**REQUIRED WORK:**
Search the material for the word "matplotlib" and report each line where it turns up.

**DATASET SECTION:**

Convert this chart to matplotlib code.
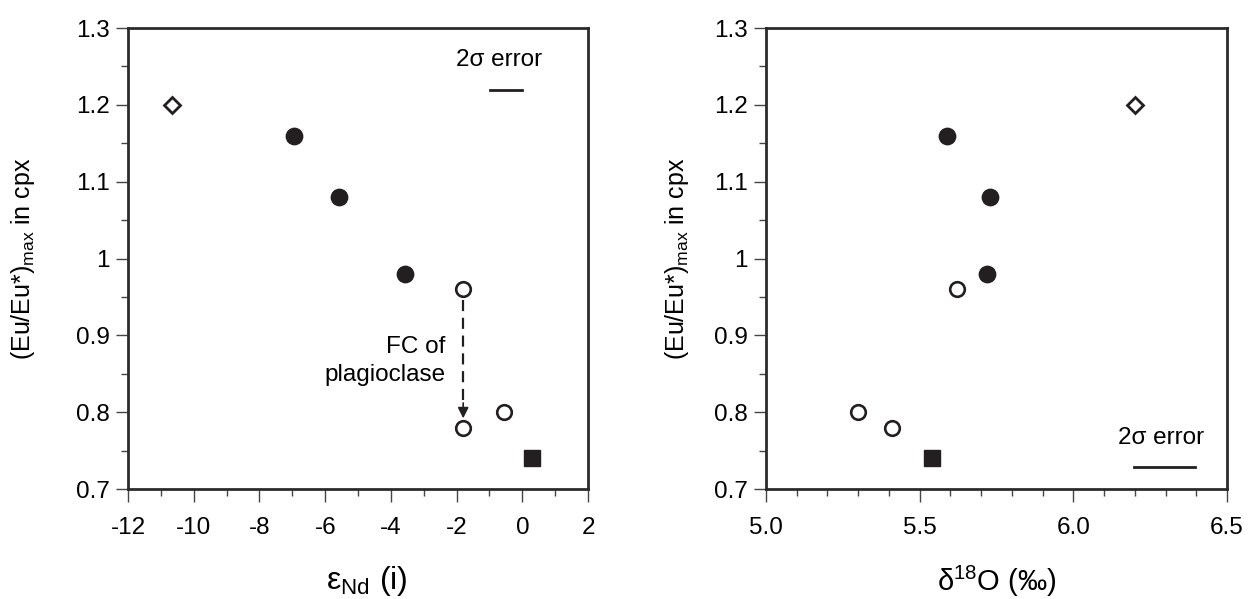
import numpy as np
import matplotlib.pyplot as plt

plt.rcParams['font.family'] = ['Liberation Sans', 'DejaVu Sans']
plt.rcParams['axes.unicode_minus'] = False

# Eu/Eu* max in cpx
eu_diamond = [1.20]
eu_filled = [1.16, 1.08, 0.98]
eu_open = [0.96, 0.78, 0.80]
eu_square = [0.74]

# eNd(i)
nd_diamond = [-10.65]
nd_filled = [-6.95, -5.58, -3.57]
nd_open = [-1.80, -1.80, -0.56]
nd_square = [0.29]

# d18O
o_diamond = [6.20]
o_filled = [5.59, 5.73, 5.72]
o_open = [5.62, 5.41, 5.30]
o_square = [5.54]

ink = '#231f20'

fig = plt.figure(figsize=(12.48, 5.99), dpi=100)
ax1 = fig.add_axes([0.1026, 0.1836, 0.3686, 0.7696])
ax2 = fig.add_axes([0.6138, 0.1836, 0.3694, 0.7696])


def draw(ax, xd, xf, xo, xs):
    ax.plot(xd, eu_diamond, 'D', ms=8.3, mfc='white', mec=ink, mew=2, ls='none')
    ax.plot(xf, eu_filled, 'o', ms=11.8, mfc=ink, mec=ink, ls='none')
    ax.plot(xo, eu_open, 'o', ms=10.5, mfc='white', mec=ink, mew=1.9, ls='none')
    ax.plot(xs, eu_square, 's', ms=11.8, mfc=ink, mec=ink, ls='none')
    ax.set_ylim(0.7, 1.3)
    ax.set_yticks([0.7, 0.8, 0.9, 1.0, 1.1, 1.2, 1.3])
    ax.set_yticklabels(['0.7', '0.8', '0.9', '1', '1.1', '1.2', '1.3'])
    ax.set_yticks(np.arange(0.75, 1.3, 0.1), minor=True)
    ax.tick_params(which='both', direction='out', labelsize=17.5, width=1,
                   color='#444')
    ax.tick_params(which='major', length=9)
    ax.tick_params(which='minor', length=5)
    ax.tick_params(axis='x', which='major', pad=11)
    ax.tick_params(axis='y', which='major', pad=4)
    for s in ax.spines.values():
        s.set_linewidth(2)
        s.set_color('#2b2b2b')
    ax.set_ylabel('(Eu/Eu*)$_{\\mathregular{max}}$ in cpx', fontsize=18)
    ax.yaxis.label.set_va('center')


draw(ax1, nd_diamond, nd_filled, nd_open, nd_square)
ax1.set_xlim(-12, 2)
ax1.set_xticks(np.arange(-12, 3, 2))
ax1.set_xticks(np.arange(-11, 2, 2), minor=True)
ax1.set_xlabel('ε$_{\\mathregular{Nd}}$ (i)', fontsize=23)
ax1.xaxis.set_label_coords(0.52, -0.2)
ax1.xaxis.label.set_va('center')
ax1.yaxis.set_label_coords(-0.228, 0.5)
ax1.text(-0.7, 1.258, '2σ error', fontsize=17.5, ha='center', va='center')
ax1.plot([-0.97, 0.0], [1.219, 1.219], color=ink, lw=2)
ax1.plot([-1.8, -1.8], [0.946, 0.81], color=ink, lw=1.6, ls=(0, (5, 3)))
ax1.annotate('', xy=(-1.8, 0.792), xytext=(-1.8, 0.812),
             arrowprops=dict(arrowstyle='-|>', color=ink, lw=1.2,
                             mutation_scale=16, shrinkA=0, shrinkB=0))
ax1.text(-2.34, 0.867, 'FC of\nplagioclase', fontsize=17.5, ha='right',
         va='center', multialignment='right', linespacing=1.35)

draw(ax2, o_diamond, o_filled, o_open, o_square)
ax2.set_xlim(5.0, 6.5)
ax2.set_xticks([5.0, 5.5, 6.0, 6.5])
ax2.set_xticklabels(['5.0', '5.5', '6.0', '6.5'])
ax2.set_xticks(np.arange(5.1, 6.5, 0.1), minor=True)
ax2.set_xlabel('δ$^{\\mathregular{18}}$O (‰)', fontsize=21)
ax2.xaxis.set_label_coords(0.5, -0.2)
ax2.xaxis.label.set_va('center')
ax2.yaxis.set_label_coords(-0.193, 0.5)
ax2.text(6.285, 0.766, '2σ error', fontsize=17.5, ha='center', va='center')
ax2.plot([6.197, 6.396], [0.729, 0.729], color=ink, lw=2)

fig.savefig('out.png', dpi=100)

**FINAL RESULT:**
Convert this chart to matplotlib code.
import matplotlib.pyplot as plt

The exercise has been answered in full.